== TASK STATEMENT ==
Under this line sits a listing. Repeat exactly and only its lines from the one holding "Give me the" through the one holding "import seaborn as sns"; skip pictures.

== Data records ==
++++

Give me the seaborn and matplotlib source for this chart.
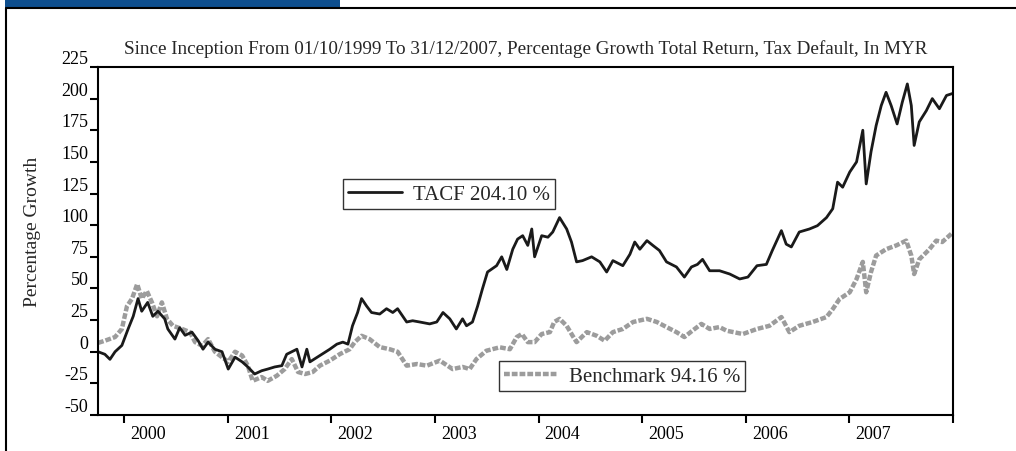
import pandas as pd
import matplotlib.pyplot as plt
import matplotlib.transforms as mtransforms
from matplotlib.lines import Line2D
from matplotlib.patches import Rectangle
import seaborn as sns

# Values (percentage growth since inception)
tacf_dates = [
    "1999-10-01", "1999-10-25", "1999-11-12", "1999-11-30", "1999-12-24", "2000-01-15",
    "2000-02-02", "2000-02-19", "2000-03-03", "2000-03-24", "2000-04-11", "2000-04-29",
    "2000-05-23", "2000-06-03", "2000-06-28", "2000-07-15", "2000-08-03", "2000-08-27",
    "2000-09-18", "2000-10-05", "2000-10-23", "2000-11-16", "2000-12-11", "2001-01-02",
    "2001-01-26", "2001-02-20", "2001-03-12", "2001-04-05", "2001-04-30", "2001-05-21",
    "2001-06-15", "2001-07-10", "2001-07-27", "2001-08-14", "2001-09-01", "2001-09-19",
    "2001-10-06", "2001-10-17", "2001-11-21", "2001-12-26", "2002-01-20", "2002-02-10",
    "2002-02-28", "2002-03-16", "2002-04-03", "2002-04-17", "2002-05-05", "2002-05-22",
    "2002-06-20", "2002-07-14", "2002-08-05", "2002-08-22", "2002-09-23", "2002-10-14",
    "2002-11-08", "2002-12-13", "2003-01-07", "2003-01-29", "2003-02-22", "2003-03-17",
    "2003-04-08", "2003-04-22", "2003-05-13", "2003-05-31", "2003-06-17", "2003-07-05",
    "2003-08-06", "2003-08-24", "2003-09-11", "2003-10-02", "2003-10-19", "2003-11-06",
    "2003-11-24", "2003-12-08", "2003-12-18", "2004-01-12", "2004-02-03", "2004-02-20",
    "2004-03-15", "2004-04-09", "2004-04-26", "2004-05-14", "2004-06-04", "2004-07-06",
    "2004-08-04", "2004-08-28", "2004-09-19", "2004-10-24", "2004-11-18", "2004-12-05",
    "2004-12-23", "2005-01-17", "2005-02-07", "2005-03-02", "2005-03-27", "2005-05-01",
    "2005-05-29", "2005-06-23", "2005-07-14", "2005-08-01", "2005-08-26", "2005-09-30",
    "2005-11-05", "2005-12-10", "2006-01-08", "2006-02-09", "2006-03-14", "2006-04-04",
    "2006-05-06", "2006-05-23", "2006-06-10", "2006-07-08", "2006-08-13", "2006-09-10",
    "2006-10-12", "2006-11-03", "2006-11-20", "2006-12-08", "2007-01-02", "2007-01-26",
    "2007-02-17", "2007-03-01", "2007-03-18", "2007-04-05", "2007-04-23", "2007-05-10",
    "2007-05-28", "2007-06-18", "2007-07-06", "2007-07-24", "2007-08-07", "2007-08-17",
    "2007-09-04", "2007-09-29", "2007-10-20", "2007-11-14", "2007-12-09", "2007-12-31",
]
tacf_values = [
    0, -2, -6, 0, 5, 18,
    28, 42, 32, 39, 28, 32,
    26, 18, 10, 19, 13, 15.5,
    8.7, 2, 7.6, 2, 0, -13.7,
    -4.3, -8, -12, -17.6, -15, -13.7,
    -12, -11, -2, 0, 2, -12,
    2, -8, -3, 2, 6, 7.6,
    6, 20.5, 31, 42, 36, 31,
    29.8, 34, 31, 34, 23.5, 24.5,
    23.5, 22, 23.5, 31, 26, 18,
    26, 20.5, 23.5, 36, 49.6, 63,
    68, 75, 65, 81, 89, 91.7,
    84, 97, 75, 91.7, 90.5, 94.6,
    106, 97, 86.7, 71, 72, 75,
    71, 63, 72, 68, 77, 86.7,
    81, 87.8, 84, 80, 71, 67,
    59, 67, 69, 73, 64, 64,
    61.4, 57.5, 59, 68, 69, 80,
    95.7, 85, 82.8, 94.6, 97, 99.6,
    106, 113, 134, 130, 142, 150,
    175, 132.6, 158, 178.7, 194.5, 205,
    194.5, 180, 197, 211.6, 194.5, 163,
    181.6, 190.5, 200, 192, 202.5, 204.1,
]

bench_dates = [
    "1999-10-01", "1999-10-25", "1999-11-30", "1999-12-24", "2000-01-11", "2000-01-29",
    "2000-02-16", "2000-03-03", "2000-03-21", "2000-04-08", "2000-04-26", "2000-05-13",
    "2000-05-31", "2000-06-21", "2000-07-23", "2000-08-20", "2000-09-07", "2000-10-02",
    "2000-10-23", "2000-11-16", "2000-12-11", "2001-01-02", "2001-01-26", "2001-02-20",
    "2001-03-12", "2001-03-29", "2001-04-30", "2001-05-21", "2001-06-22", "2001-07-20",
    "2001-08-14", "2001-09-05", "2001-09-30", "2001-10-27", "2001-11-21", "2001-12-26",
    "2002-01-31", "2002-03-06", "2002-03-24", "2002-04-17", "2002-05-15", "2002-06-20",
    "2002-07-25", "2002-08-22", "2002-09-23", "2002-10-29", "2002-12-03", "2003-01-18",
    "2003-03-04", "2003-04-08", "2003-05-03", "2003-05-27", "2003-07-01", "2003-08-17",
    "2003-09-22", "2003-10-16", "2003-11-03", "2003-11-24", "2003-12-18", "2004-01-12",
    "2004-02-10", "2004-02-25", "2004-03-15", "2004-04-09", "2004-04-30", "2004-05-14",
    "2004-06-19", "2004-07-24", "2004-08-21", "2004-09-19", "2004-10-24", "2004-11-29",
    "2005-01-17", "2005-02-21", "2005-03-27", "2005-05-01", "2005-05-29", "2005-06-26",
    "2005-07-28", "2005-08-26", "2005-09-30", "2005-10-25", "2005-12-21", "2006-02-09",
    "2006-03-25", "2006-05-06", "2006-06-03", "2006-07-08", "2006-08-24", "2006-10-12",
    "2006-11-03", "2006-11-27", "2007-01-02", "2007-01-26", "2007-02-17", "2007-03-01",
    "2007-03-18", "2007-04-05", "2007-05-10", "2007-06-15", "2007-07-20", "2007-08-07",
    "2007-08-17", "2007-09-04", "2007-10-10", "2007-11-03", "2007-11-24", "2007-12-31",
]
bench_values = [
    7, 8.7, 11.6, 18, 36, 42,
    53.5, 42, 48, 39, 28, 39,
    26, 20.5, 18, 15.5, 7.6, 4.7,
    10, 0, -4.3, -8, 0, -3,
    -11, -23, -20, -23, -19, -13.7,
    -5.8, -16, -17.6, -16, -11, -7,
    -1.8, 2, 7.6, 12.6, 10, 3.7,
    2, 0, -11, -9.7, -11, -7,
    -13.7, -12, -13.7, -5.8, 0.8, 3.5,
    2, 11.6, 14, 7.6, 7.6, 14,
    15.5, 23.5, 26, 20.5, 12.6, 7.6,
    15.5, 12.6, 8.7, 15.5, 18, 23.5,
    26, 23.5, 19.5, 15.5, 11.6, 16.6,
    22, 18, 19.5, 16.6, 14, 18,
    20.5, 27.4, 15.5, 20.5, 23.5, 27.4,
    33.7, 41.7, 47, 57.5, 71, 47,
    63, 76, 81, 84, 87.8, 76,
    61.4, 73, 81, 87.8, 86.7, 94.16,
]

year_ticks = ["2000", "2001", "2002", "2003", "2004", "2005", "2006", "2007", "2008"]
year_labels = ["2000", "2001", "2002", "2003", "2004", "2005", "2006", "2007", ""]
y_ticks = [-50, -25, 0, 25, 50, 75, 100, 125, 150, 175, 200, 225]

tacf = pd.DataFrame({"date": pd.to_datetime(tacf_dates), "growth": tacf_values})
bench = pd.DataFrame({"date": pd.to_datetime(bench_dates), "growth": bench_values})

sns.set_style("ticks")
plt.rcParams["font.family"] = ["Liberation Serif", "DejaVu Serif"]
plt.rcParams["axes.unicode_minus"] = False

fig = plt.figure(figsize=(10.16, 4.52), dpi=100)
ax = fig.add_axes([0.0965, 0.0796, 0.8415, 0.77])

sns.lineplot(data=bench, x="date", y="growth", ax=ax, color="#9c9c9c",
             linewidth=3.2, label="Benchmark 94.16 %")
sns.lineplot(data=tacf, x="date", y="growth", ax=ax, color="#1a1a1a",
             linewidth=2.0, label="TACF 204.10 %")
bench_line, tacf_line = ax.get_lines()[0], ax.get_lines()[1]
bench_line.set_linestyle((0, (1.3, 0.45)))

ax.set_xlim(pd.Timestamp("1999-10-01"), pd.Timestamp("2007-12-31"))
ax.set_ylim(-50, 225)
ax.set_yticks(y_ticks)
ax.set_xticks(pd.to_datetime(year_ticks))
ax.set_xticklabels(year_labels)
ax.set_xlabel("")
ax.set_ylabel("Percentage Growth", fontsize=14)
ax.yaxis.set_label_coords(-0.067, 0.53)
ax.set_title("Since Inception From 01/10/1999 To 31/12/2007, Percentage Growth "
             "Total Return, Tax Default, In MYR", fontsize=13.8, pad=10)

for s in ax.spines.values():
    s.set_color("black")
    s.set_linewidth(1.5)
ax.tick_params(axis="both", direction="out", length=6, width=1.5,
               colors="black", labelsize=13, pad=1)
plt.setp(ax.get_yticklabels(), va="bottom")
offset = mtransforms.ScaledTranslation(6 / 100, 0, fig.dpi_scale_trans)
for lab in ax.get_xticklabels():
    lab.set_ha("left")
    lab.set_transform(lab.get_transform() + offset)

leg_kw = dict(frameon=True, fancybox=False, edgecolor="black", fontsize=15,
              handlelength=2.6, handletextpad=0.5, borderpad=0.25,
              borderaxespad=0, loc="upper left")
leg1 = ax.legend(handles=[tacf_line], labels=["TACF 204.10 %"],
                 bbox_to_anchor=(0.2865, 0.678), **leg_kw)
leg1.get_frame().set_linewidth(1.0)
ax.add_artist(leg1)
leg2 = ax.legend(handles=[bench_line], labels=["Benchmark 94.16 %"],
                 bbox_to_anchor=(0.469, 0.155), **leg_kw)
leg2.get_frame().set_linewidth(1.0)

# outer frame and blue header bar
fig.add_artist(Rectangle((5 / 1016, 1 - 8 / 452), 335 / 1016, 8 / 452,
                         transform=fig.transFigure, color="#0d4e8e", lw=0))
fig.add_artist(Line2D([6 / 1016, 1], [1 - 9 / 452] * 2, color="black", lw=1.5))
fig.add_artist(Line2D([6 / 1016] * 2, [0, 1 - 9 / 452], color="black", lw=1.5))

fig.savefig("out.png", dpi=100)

++++

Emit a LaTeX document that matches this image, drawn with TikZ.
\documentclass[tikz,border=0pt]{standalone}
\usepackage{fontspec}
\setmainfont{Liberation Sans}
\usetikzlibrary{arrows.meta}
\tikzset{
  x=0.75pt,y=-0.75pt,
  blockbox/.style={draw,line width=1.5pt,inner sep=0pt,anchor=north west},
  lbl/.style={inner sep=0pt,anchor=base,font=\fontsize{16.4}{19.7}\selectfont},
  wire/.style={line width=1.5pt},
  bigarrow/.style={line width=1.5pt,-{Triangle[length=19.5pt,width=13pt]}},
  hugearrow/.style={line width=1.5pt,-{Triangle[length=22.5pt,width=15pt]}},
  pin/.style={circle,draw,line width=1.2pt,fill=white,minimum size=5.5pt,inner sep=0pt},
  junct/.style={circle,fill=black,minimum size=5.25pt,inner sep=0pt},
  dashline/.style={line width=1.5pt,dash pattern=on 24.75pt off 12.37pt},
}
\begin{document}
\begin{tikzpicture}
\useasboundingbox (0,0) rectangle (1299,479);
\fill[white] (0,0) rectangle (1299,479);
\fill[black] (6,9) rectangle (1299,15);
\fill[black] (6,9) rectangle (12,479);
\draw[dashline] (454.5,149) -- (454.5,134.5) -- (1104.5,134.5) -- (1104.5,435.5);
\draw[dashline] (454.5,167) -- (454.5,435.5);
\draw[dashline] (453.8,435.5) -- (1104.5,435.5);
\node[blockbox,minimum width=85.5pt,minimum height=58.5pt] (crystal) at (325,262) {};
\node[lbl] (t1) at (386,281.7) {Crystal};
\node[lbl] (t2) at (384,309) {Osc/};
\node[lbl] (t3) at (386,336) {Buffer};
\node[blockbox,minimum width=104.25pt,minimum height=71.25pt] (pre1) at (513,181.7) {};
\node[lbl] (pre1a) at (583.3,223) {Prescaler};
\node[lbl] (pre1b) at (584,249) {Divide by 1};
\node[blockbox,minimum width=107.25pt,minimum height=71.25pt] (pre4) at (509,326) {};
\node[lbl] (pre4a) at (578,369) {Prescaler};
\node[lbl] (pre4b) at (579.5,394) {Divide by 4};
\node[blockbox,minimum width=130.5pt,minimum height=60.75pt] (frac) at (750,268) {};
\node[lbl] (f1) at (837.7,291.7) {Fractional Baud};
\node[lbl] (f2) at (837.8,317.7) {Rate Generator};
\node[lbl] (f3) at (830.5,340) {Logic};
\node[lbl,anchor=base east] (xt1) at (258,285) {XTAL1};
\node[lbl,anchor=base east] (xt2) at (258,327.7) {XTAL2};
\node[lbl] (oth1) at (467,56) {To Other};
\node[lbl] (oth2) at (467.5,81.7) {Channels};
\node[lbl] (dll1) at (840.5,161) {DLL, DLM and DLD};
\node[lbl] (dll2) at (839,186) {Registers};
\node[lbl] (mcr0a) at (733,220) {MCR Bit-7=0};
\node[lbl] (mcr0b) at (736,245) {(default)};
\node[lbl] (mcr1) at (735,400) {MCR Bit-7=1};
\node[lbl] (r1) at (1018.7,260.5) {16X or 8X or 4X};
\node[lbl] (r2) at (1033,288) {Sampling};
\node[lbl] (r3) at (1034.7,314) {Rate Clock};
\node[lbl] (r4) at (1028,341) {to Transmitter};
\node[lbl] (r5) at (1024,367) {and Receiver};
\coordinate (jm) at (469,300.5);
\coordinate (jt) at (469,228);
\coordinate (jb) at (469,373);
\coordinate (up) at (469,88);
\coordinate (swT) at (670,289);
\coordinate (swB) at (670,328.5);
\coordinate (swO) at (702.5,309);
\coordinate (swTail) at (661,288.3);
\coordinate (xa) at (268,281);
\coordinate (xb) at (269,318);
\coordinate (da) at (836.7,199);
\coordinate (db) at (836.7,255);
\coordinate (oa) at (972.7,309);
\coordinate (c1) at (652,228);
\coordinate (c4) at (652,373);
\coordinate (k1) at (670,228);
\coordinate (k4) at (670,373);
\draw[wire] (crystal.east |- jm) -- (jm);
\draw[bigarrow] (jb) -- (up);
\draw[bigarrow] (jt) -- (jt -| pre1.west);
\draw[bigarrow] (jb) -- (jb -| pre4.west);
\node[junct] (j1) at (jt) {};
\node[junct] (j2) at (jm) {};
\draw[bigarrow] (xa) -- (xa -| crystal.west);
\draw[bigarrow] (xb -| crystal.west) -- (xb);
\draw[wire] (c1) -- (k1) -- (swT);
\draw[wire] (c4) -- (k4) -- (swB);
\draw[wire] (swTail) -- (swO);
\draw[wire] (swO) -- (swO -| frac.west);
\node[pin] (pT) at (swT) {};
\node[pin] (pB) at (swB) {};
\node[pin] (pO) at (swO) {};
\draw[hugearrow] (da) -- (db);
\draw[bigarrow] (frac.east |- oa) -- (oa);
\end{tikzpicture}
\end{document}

++++

== RESPONSE ==
Give me the seaborn and matplotlib source for this chart.
import pandas as pd
import matplotlib.pyplot as plt
import matplotlib.transforms as mtransforms
from matplotlib.lines import Line2D
from matplotlib.patches import Rectangle
import seaborn as sns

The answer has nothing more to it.